CUARESMA
Por: Javier Del Río Alba – Arzobispo de Arequipa
Con el Miércoles de Ceniza, la semana pasada hemos comenzado la Cuaresma, itinerario que nos conduce hasta la Pascua en la que celebramos la pasión, muerte y resurrección de nuestro Señor Jesucristo. La Cuaresma, que dura cuarenta días, nos hace presente los cuarenta años que el pueblo de Israel pasó en el desierto desde que Dios lo libró de la esclavitud de Egipto y lo introdujo en la tierra prometida. En esos cuarenta años Israel fue encontrándose con su debilidad y su infidelidad al Señor, pero también fue conociendo el amor y la misericordia de Dios, así como su providencia. La Cuaresma también nos recuerda cuando, antes de comenzar su vida pública, Jesús fue llevado por el Espíritu Santo al desierto y pasó cuarenta días en ayuno y oración, al final de los cuales el demonio le presentó tres tentaciones, que son tipo de las tentaciones con las que constantemente engaña a los hombres, y Él las venció apoyado en la fidelidad de su Padre.
El tiempo de Cuaresma es un tiempo de conversión. San Agustín decía que los cristianos necesitamos convertirnos todos los días de las criaturas al Creador, porque ciertamente el corazón del hombre tiende a irse detrás de las criaturas de este mundo y a olvidarse del sumo bien que es Dios. En Cuaresma, entonces, Dios nos invita a revisar el modo en que pensamos y vivimos y a cambiar de rumbo en aquello que sea necesario para ajustar nuestra vida al Evangelio. Como hace unos años dijo el Papa Benedicto XVI, Jesús nos llama a conversión porque desea nuestra felicidad y nuestra salvación, “porque es precisamente el hecho de cerrarse al Señor, de no recorrer el camino de la conversión de uno mismo, que lleva a la muerte del alma” (Homilía, 7.III.2010). Desde esa perspectiva, la Cuaresma es un tiempo que brota de la misericordia de Dios que no se complace en la muerte del pecador sino en que se convierta y viva (Ezequiel 33,11), es decir en que nos abramos a su amor, combatamos contra todo aquello que nos aleja de Él y le respondamos con nuestro propio amor filial. En este sentido, el itinerario cuaresmal nos ayuda a volver a Dios, conscientes de que alejarnos de Él es la raíz de todos los males y nos hace perder el gozo y la alegría que se experimentan cuando se vive en comunión con Dios y con los hermanos.
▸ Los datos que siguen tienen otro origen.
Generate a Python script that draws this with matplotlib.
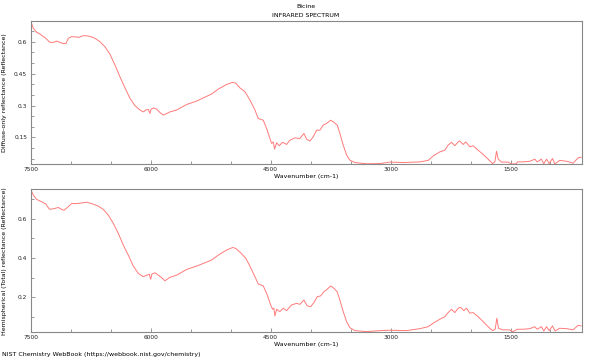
import matplotlib
matplotlib.use('Agg')
import matplotlib.pyplot as plt
from matplotlib.ticker import MultipleLocator, FuncFormatter

# spectrum, wavenumber (cm-1) vs reflectance
diffuse_wn = [7500, 7467, 7425, 7384, 7321, 7259, 7217, 7175, 7134, 7092, 7059, 7030,
              6988, 6925, 6892, 6850, 6800, 6750, 6696, 6634, 6571, 6509, 6446, 6384,
              6321, 6259, 6196, 6134, 6092, 6059, 6030, 6009, 5996, 5967, 5925, 5884,
              5842, 5759, 5675, 5550, 5425, 5342, 5238, 5155, 5050, 4975, 4934, 4884,
              4821, 4759, 4696, 4655, 4592, 4550, 4509, 4488, 4467, 4450, 4425, 4392,
              4350, 4300, 4259, 4196, 4134, 4084, 4050, 4009, 3967, 3925, 3884, 3842,
              3800, 3750, 3709, 3667, 3634, 3592, 3550, 3509, 3446, 3300, 3134, 3009,
              2842, 2634, 2530, 2467, 2384, 2321, 2280, 2238, 2196, 2155, 2134, 2092,
              2059, 2009, 1967, 1905, 1842, 1780, 1725, 1696, 1675, 1655, 1613, 1530,
              1488, 1425, 1417, 1342, 1259, 1196, 1167, 1113, 1084, 1050, 1017, 975,
              946, 884, 800, 717, 655, 617]
diffuse_r = [0.697, 0.663, 0.644, 0.636, 0.619, 0.597, 0.597, 0.603, 0.597, 0.591, 0.592, 0.616,
             0.624, 0.622, 0.621, 0.628, 0.628, 0.624, 0.616, 0.600, 0.576, 0.541, 0.490, 0.435,
             0.383, 0.334, 0.299, 0.279, 0.270, 0.279, 0.282, 0.263, 0.282, 0.289, 0.283, 0.267,
             0.255, 0.270, 0.279, 0.305, 0.321, 0.336, 0.354, 0.377, 0.399, 0.409, 0.404, 0.383,
             0.365, 0.326, 0.279, 0.239, 0.231, 0.192, 0.145, 0.122, 0.129, 0.095, 0.125, 0.111,
             0.127, 0.117, 0.137, 0.148, 0.145, 0.169, 0.142, 0.133, 0.153, 0.184, 0.184, 0.208,
             0.216, 0.231, 0.221, 0.208, 0.169, 0.114, 0.067, 0.043, 0.032, 0.026, 0.027, 0.034,
             0.032, 0.035, 0.042, 0.063, 0.082, 0.090, 0.114, 0.127, 0.111, 0.129, 0.133, 0.117,
             0.129, 0.106, 0.111, 0.090, 0.070, 0.048, 0.027, 0.035, 0.085, 0.049, 0.034, 0.034,
             0.025, 0.026, 0.035, 0.035, 0.038, 0.048, 0.035, 0.048, 0.026, 0.048, 0.027, 0.051,
             0.026, 0.042, 0.038, 0.029, 0.054, 0.057]

total_wn = [7500, 7467, 7425, 7363, 7309, 7267, 7217, 7155, 7113, 7084, 7042, 6988,
            6925, 6863, 6800, 6738, 6655, 6592, 6530, 6467, 6405, 6342, 6280, 6217,
            6155, 6092, 6050, 6017, 6000, 5984, 5946, 5905, 5863, 5821, 5759, 5675,
            5550, 5425, 5321, 5238, 5155, 5050, 4975, 4934, 4875, 4809, 4759, 4696,
            4655, 4592, 4542, 4500, 4475, 4459, 4446, 4425, 4384, 4342, 4300, 4238,
            4175, 4134, 4084, 4042, 4000, 3959, 3917, 3875, 3834, 3792, 3750, 3709,
            3667, 3634, 3592, 3550, 3509, 3446, 3300, 3134, 3009, 2800, 2634, 2530,
            2467, 2384, 2321, 2280, 2238, 2196, 2155, 2125, 2084, 2050, 2009, 1967,
            1905, 1842, 1780, 1725, 1692, 1671, 1650, 1600, 1517, 1467, 1417, 1342,
            1259, 1196, 1167, 1113, 1084, 1050, 1017, 975, 942, 884, 800, 717,
            655, 617]
total_r = [0.750, 0.721, 0.699, 0.687, 0.675, 0.649, 0.651, 0.658, 0.648, 0.644, 0.658, 0.678,
           0.678, 0.681, 0.685, 0.678, 0.665, 0.648, 0.619, 0.577, 0.526, 0.466, 0.415, 0.359,
           0.322, 0.305, 0.313, 0.317, 0.292, 0.319, 0.325, 0.313, 0.300, 0.284, 0.302, 0.313,
           0.342, 0.359, 0.376, 0.390, 0.415, 0.441, 0.454, 0.449, 0.427, 0.398, 0.359, 0.305,
           0.268, 0.258, 0.212, 0.161, 0.139, 0.144, 0.105, 0.139, 0.127, 0.144, 0.132, 0.161,
           0.169, 0.164, 0.186, 0.156, 0.152, 0.173, 0.203, 0.207, 0.228, 0.241, 0.258, 0.246,
           0.228, 0.186, 0.127, 0.076, 0.045, 0.030, 0.025, 0.030, 0.032, 0.030, 0.040, 0.050,
           0.068, 0.088, 0.101, 0.122, 0.139, 0.122, 0.144, 0.149, 0.132, 0.144, 0.119, 0.122,
           0.101, 0.076, 0.050, 0.030, 0.037, 0.093, 0.042, 0.034, 0.034, 0.025, 0.037, 0.037,
           0.040, 0.050, 0.037, 0.050, 0.028, 0.050, 0.030, 0.054, 0.028, 0.042, 0.040, 0.034,
           0.057, 0.054]

LINE = '#ff7a7a'
SPINE = '#888888'
FS = 4.5        # titles / axis labels
TICK_FS = 4.2   # tick labels


def style_axes(ax, ylim, ymajor, yminor, ylabel):
    ax.set_xlim(7500, 612)
    ax.set_ylim(*ylim)
    ax.xaxis.set_major_locator(MultipleLocator(1500))
    ax.xaxis.set_minor_locator(MultipleLocator(500))
    ax.yaxis.set_major_locator(MultipleLocator(ymajor))
    ax.yaxis.set_minor_locator(MultipleLocator(yminor))
    ax.yaxis.set_major_formatter(FuncFormatter(lambda v, p: '%g' % round(v, 3)))
    ax.tick_params(which='both', direction='in', labelsize=TICK_FS, colors=SPINE,
                   labelcolor='#222222', top=False, right=False, width=0.6)
    ax.tick_params(which='major', length=3, pad=2.5)
    ax.tick_params(which='minor', length=2)
    for s in ax.spines.values():
        s.set_color(SPINE)
        s.set_linewidth(0.8)
    ax.set_xlabel('Wavenumber (cm-1)', fontsize=FS, labelpad=1)
    ax.set_ylabel(ylabel, fontsize=FS)
    ax.yaxis.set_label_coords(-0.043, 0.5)


fig = plt.figure(figsize=(6, 3.6), dpi=100)
ax1 = fig.add_axes([0.0512, 0.5444, 0.918, 0.397])
ax2 = fig.add_axes([0.0512, 0.0778, 0.918, 0.396])

ax1.plot(diffuse_wn, diffuse_r, color=LINE, lw=0.7)
style_axes(ax1, (0.025, 0.697), 0.15, 0.05, 'Diffuse-only reflectance (Reflectance)')

ax2.plot(total_wn, total_r, color=LINE, lw=0.7)
style_axes(ax2, (0.023, 0.75), 0.2, 0.1, 'Hemispherical (Total) reflectance (Reflectance)')

fig.text(0.51, 0.983, 'Bicine', ha='center', va='center', fontsize=FS)
fig.text(0.51, 0.958, 'INFRARED SPECTRUM', ha='center', va='center', fontsize=FS)
fig.text(0.004, 0.014, 'NIST Chemistry WebBook (https://webbook.nist.gov/chemistry)',
         ha='left', va='center', fontsize=FS)

fig.savefig('out.png', dpi=100)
Por eso, en la liturgia del Miércoles de Ceniza, con la que emprendemos el camino cuaresmal, al imponernos la ceniza el sacerdote nos dice «conviértete y cree en el Evangelio»; porque la conversión parte precisamente de creer en el amor de Dios, creer en el Evangelio que nos transmite la buena noticia de que Dios nos ama tanto que ha enviado a su único Hijo al mundo para que todo el que crea en Él no perezca sino que tenga vida eterna (Juan 3,16). Aprovechemos, pues, estas semanas de Cuaresma para abrirnos al amor de Dios y poner nuestra vida en sus manos de Padre. Así podremos experimentar su divina providencia y su infinita misericordia. Dios nos espera con los brazos abiertos de par en par para introducirnos en su Reino. Si nos preparamos de este modo, podremos experimentar que en la Pascua Cristo vendrá nuevamente con poder y con gloria para vencer en nosotros el pecado y la muerte y hacernos partícipes de su vida inmortal.